Given the issues we have discussed here, it becomes clear that it is quite difficult—if not artificial—to talk about music in an isolated way. In your experience, what is the importance of studying music from a cultural perspective? What does the analysis of music offer that cannot be found in any other object of study? And what are the advantages of an interdisciplinary approach?


When focusing on the mediatization and the “migration” of music in different media, an interdisciplinary perspective is essential. Highly relevant for the analysis of trans-generic and cross-media interconnections of musical productions and their specific historical and cultural contexts are disciplines such as media studies, genre theory, star studies and performance theory, but also history, sociology – and of course musicology, especially the semiotics of music and ethnomusicology. Depending on the focus other disciplinary skills might be required; for instance, when considering paramusical parameters such as lyrics, textual analysis and literary theory might be needed.

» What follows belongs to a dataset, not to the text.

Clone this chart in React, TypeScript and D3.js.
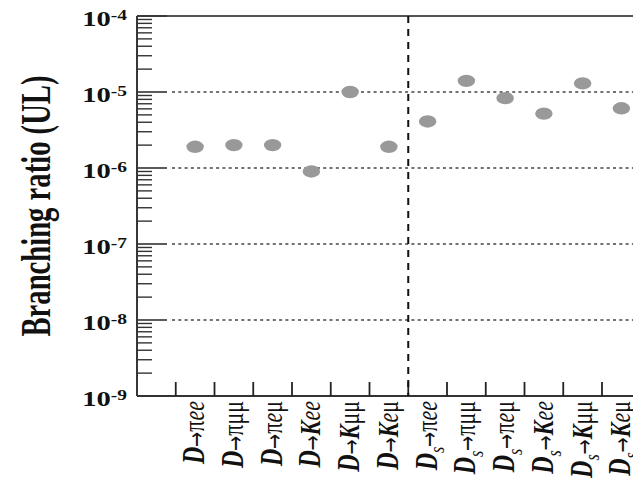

Certainly the study of music in media, and especially cross-media relations, is a challenge, not only since various disciplinary competencies are required, but also because the interdisciplinary combination has to be safeguarded and adopted to the specific demands of the objects of research. In regard to Latin America, the advantage of such an approach is that it enables to reveal important sectors of popular culture and media history that are highly significant but have only been partially explored. Being arguably one of the most dynamic and complex fields of cultural production, transmedia passages of music offer fascinating insights into Latin American culture and history.